After a brief and perfect takedown of Boris Johnson, the focus of this show soon shifts from the semi-political to the fully personal. Deliciously caustic Bathgate comic Fern Brady is more interested in the micro-incursions against her own agency than the macro nightmares happening on the world stage. Not that the topics she touches in an ambling hour aren’t significant—the etiquette of blow jobs, self-diagnosed mental health issues, kids, lies and furry animals—it’s the stuff that keeps many of us firmly in our place.

She has particularly acute takes on class and sexuality – having learned the hard way, as a Scottish woman living in London. The highlight of the show is her very funny bid to become “the patron saint of cat-called women” by making the creepy men who deign to give her unbidden compliments regret the day they learned to wolf whistle.

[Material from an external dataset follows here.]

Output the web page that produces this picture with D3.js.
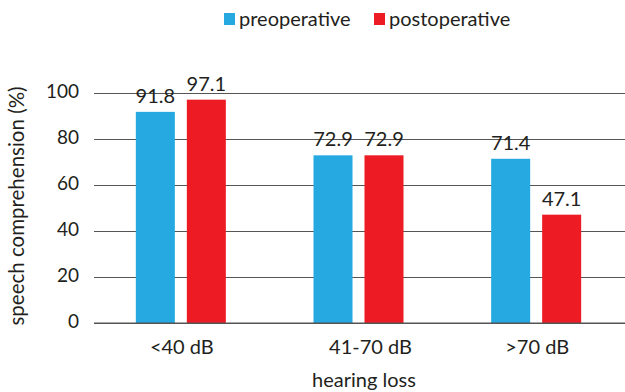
<!DOCTYPE html>
<html>
<head>
<meta charset="utf-8">
<script src="https://cdn.jsdelivr.net/npm/d3@7/dist/d3.min.js"></script>
<style>
  html, body { margin: 0; padding: 0; background: #fff; }
  svg { display: block; }
  text { font-family: Lato, "Noto Sans", sans-serif; fill: #231f20; }
</style>
</head>
<body>
<svg id="chart" width="625" height="392"></svg>
<script>
// Speech comprehension before and after surgery, grouped by hearing loss
const categories = ["<40 dB", "41-70 dB", ">70 dB"];
const seriesNames = ["preoperative", "postoperative"];
const preoperative = [91.8, 72.9, 71.4];
const postoperative = [97.1, 72.9, 47.1];
const yTicks = [0, 20, 40, 60, 80, 100];
const colors = ["#25a9e0", "#ed1c24"];

const rows = categories.map((c, i) => ({
  category: c,
  values: [preoperative[i], postoperative[i]]
}));

const svg = d3.select("#chart");
const margin = { top: 93, right: 0, bottom: 69, left: 94 };
const width = 625, height = 392;
const plotW = width - margin.left - margin.right;
const plotH = height - margin.top - margin.bottom;

const g = svg.append("g").attr("transform", `translate(${margin.left},${margin.top})`);

const groupW = 90;
const x0 = d3.scaleBand().domain(categories).range([-2, plotW]).paddingInner(0).paddingOuter(0);
const x1 = d3.scaleBand().domain(seriesNames).range([0, groupW]).paddingInner(0.235);
const y = d3.scaleLinear().domain([0, 100]).range([plotH, 0]);

// horizontal gridlines with left tick labels
const yAxis = d3.axisLeft(y).tickValues(yTicks).tickSize(-plotW).tickPadding(15).tickFormat(d3.format("d"));
const ya = g.append("g").call(yAxis);
ya.select(".domain").remove();
ya.selectAll(".tick line").attr("stroke", "#555").attr("stroke-width", 1.1);
ya.selectAll(".tick text").style("font-size", "19px").attr("dy", "0.25em").attr("fill", "#231f20");

// bars
const groups = g.selectAll(".grp").data(rows).join("g")
  .attr("class", "grp")
  .attr("transform", d => `translate(${x0(d.category) + x0.bandwidth() / 2 - groupW / 2},0)`);

const cells = d => d.values.map((v, i) => ({ key: seriesNames[i], v, i }));

groups.selectAll("rect").data(cells)
  .join("rect")
  .attr("x", d => x1(d.key))
  .attr("width", x1.bandwidth())
  .attr("y", d => y(d.v))
  .attr("height", d => y(0) - y(d.v))
  .attr("fill", d => colors[d.i]);

groups.selectAll("text.val").data(cells)
  .join("text")
  .attr("class", "val")
  .attr("x", d => x1(d.key) + x1.bandwidth() / 2)
  .attr("y", d => y(d.v) - 9)
  .attr("text-anchor", "middle")
  .style("font-size", "20px")
  .text(d => d.v.toFixed(1));

// x axis category labels
const xAxis = d3.axisBottom(x0).tickSize(0).tickPadding(17);
const xa = g.append("g").attr("transform", `translate(0,${plotH})`).call(xAxis);
xa.select(".domain").remove();
xa.selectAll(".tick text")
  .style("font-size", "20px")
  .attr("fill", "#231f20")
  .attr("dx", (d, i) => (i === 1 ? 12 : 1));
g.append("line").attr("x1", 0).attr("x2", plotW).attr("y1", plotH).attr("y2", plotH)
  .attr("stroke", "#555").attr("stroke-width", 1.1);

// axis titles
svg.append("text")
  .attr("x", 364)
  .attr("y", 387)
  .attr("text-anchor", "middle")
  .style("font-size", "20px")
  .text("hearing loss");

svg.append("text")
  .attr("transform", `translate(24,206) rotate(-90)`)
  .attr("text-anchor", "middle")
  .style("font-size", "20.5px")
  .text("speech comprehension (%)");

// legend
const legend = svg.append("g").attr("transform", "translate(224,13)");
const legendX = [0, 150];
seriesNames.forEach((name, i) => {
  const lg = legend.append("g").attr("transform", `translate(${legendX[i]},0)`);
  lg.append("rect").attr("width", 11).attr("height", 12).attr("fill", colors[i]);
  lg.append("text").attr("x", 15).attr("y", 13).style("font-size", "20px").text(name);
});
</script>
</body>
</html>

It’s all delivered with a spiky screw-you attitude that is simultaneously super laid-back. Sitting through Brady’s show feels a bit like bunking off class to share a snarky ciggy behind the bike shed. She’s just cool. And angry. And surprisingly sweet. It’s a winning combination that keeps you guessing.

Some of the show still needs a bit of polish, especially a finale featuring a cutesy YouTube clip. But overall, this is an excellent hour for those who like their comedy with a good pinch of pepper.